#### INSTRUCTION:
Reproduce exactly, with no pictures, each line from the opening of the material down through the line containing "var seriesNames = ['50%', '75%', '100%'];".

►

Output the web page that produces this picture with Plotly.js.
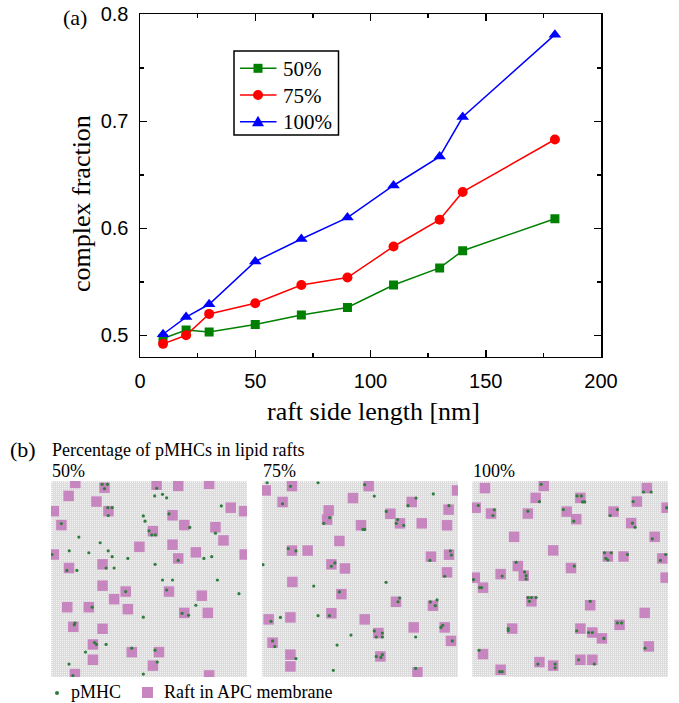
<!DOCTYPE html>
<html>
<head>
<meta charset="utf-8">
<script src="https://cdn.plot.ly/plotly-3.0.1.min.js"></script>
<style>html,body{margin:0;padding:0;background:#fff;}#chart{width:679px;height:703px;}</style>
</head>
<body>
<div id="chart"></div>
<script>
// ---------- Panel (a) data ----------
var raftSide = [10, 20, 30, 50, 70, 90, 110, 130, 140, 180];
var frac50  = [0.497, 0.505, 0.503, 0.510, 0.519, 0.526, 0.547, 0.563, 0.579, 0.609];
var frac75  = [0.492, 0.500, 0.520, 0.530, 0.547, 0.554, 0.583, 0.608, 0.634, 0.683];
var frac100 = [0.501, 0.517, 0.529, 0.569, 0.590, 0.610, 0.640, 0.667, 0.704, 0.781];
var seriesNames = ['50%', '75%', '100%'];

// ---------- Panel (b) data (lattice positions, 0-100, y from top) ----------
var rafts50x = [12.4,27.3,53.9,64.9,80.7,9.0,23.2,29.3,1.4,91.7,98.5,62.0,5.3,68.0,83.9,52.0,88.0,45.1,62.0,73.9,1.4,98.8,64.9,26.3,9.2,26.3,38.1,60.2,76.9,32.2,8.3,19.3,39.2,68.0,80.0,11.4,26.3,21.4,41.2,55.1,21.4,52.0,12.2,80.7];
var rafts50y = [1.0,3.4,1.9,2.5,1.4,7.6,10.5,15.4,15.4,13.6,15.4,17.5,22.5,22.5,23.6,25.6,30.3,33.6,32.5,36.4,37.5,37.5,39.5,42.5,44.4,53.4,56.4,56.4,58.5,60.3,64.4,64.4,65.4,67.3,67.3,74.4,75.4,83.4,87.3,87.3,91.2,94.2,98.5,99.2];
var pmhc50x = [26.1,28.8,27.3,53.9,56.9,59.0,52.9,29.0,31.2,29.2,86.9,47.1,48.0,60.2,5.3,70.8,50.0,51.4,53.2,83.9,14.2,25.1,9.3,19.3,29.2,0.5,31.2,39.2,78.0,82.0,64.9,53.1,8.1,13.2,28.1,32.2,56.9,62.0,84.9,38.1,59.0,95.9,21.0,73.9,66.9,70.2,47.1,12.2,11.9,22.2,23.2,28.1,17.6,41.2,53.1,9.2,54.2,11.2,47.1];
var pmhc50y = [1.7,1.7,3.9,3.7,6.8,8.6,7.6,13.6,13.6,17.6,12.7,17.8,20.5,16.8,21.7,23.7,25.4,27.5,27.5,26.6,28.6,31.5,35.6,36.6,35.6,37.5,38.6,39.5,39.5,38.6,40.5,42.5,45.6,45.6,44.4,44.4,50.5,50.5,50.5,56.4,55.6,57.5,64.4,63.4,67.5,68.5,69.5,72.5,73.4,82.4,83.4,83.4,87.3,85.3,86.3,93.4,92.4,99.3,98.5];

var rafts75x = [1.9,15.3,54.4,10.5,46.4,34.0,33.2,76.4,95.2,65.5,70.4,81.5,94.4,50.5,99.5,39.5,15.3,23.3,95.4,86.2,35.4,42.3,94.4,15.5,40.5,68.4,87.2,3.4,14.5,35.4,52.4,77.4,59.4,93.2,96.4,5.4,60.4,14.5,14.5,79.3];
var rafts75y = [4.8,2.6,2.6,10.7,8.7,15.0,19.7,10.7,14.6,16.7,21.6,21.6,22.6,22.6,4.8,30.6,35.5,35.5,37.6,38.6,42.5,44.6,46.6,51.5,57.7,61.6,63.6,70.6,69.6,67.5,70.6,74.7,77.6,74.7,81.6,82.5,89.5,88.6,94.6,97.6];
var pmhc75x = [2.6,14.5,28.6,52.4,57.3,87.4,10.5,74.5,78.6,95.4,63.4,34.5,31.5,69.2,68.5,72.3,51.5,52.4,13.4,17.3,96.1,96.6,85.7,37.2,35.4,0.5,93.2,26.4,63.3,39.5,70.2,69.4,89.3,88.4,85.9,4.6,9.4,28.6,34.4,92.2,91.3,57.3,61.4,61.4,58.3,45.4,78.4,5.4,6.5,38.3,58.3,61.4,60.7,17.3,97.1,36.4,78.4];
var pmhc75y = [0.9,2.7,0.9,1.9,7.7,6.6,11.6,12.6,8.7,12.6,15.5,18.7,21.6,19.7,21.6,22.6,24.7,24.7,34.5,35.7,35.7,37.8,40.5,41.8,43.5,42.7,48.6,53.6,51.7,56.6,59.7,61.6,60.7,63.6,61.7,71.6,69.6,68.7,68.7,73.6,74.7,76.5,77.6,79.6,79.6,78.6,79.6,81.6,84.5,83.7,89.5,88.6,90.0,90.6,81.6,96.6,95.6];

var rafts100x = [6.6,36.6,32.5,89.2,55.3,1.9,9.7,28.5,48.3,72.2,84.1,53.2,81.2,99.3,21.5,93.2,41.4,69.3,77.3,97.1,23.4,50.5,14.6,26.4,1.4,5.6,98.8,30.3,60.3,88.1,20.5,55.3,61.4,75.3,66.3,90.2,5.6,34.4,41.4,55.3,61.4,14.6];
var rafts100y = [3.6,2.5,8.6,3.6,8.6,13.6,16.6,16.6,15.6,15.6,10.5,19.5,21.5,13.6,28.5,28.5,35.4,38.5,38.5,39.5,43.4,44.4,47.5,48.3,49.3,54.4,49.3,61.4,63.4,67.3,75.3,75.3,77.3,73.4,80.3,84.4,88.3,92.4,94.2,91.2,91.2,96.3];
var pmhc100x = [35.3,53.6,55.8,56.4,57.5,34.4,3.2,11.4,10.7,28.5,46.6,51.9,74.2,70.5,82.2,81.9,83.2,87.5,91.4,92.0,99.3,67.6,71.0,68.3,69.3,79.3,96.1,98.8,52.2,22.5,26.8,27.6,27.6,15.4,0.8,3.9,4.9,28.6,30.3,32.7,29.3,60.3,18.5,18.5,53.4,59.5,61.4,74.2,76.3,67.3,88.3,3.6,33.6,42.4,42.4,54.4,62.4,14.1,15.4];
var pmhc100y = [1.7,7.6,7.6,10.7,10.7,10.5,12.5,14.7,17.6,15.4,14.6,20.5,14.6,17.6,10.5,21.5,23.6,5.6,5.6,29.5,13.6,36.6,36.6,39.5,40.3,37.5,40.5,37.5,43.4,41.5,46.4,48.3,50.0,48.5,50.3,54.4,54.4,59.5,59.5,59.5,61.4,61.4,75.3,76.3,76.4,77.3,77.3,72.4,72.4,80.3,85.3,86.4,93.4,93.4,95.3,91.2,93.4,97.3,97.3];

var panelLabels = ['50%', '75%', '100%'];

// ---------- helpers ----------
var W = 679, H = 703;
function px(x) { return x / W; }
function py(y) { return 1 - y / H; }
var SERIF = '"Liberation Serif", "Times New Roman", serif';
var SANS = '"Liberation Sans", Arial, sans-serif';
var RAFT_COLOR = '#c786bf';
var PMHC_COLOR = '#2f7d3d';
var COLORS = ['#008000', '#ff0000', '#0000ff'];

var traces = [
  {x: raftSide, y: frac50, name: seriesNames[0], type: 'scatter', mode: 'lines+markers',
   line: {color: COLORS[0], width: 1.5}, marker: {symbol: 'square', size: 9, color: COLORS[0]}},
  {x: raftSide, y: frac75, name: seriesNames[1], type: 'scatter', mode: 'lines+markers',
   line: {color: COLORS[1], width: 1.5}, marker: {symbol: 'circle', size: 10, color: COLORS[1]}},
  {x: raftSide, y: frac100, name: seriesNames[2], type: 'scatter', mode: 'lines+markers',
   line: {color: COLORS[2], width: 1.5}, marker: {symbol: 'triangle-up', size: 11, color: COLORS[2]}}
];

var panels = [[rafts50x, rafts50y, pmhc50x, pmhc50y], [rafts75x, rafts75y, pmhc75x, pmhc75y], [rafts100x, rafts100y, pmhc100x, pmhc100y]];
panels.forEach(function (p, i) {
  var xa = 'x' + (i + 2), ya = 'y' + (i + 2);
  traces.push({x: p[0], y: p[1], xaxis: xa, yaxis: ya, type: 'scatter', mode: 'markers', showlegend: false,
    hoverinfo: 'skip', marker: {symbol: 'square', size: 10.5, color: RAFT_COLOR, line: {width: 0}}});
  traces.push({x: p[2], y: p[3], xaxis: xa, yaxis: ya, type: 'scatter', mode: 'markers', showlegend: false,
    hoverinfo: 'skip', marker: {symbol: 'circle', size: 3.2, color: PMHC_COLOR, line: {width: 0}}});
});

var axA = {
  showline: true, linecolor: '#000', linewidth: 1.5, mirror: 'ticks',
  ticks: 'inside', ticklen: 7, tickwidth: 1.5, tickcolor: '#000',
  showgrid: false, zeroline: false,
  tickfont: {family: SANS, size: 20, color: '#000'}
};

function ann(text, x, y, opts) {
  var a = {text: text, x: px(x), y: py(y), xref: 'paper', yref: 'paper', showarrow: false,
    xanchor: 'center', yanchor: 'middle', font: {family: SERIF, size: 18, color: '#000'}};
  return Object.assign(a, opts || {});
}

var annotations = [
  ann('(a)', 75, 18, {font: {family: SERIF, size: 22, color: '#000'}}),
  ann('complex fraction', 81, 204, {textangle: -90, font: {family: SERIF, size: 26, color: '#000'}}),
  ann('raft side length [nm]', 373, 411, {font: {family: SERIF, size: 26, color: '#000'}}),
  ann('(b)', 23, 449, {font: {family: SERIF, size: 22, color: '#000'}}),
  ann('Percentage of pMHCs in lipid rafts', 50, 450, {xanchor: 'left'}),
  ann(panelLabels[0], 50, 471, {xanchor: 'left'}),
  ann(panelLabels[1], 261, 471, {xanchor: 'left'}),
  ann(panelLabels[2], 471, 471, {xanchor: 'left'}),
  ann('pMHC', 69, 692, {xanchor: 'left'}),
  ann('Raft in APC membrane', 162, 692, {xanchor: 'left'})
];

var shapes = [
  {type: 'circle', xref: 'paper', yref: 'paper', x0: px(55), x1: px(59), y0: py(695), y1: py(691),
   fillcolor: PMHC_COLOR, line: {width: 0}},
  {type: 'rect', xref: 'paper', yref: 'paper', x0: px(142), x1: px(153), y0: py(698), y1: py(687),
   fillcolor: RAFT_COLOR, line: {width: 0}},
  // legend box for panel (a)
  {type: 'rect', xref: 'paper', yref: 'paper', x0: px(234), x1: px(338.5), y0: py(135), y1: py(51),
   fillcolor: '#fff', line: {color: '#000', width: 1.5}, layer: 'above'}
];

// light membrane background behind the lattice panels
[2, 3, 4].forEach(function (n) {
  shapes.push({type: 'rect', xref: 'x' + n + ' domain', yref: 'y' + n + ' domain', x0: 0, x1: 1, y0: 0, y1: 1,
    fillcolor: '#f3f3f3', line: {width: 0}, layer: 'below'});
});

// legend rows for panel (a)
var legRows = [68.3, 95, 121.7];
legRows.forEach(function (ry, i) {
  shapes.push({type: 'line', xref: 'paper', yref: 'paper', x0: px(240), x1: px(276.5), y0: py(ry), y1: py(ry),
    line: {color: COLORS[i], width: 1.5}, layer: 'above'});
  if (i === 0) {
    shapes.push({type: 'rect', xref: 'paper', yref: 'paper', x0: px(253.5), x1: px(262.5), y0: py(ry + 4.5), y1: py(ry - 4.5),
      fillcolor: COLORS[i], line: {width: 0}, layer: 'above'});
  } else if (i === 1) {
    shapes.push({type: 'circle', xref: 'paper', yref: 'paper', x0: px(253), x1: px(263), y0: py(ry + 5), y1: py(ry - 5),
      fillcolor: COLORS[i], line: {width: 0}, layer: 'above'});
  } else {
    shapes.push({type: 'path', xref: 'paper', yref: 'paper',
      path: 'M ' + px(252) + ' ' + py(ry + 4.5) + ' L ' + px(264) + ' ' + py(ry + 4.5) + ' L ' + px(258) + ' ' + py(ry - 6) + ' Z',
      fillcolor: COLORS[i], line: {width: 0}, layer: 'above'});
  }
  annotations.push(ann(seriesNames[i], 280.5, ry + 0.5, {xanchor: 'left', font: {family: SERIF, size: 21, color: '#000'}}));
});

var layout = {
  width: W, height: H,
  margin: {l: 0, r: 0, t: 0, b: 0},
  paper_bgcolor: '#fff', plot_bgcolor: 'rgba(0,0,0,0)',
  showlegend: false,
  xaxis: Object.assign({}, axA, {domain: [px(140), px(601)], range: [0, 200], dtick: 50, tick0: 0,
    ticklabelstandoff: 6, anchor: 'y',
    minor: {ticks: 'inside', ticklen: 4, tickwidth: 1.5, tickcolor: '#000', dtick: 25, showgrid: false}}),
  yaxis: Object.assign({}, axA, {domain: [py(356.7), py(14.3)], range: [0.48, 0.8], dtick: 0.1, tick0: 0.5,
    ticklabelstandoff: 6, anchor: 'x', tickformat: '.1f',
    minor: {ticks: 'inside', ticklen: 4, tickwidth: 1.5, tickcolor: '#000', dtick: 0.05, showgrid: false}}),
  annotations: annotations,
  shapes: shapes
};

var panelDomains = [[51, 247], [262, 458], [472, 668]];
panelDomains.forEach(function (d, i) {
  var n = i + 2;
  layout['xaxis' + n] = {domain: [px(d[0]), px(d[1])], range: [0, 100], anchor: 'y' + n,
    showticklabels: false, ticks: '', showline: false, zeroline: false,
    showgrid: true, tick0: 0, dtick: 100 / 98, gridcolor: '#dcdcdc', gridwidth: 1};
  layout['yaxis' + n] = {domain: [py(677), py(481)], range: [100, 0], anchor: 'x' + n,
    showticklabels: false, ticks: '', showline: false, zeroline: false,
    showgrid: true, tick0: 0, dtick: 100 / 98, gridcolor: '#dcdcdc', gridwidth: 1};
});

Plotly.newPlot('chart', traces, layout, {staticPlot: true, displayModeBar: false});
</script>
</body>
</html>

◄

#### ANSWER IN FULL:
Output the web page that produces this picture with Plotly.js.
<!DOCTYPE html>
<html>
<head>
<meta charset="utf-8">
<script src="https://cdn.plot.ly/plotly-3.0.1.min.js"></script>
<style>html,body{margin:0;padding:0;background:#fff;}#chart{width:679px;height:703px;}</style>
</head>
<body>
<div id="chart"></div>
<script>
// ---------- Panel (a) data ----------
var raftSide = [10, 20, 30, 50, 70, 90, 110, 130, 140, 180];
var frac50  = [0.497, 0.505, 0.503, 0.510, 0.519, 0.526, 0.547, 0.563, 0.579, 0.609];
var frac75  = [0.492, 0.500, 0.520, 0.530, 0.547, 0.554, 0.583, 0.608, 0.634, 0.683];
var frac100 = [0.501, 0.517, 0.529, 0.569, 0.590, 0.610, 0.640, 0.667, 0.704, 0.781];
var seriesNames = ['50%', '75%', '100%'];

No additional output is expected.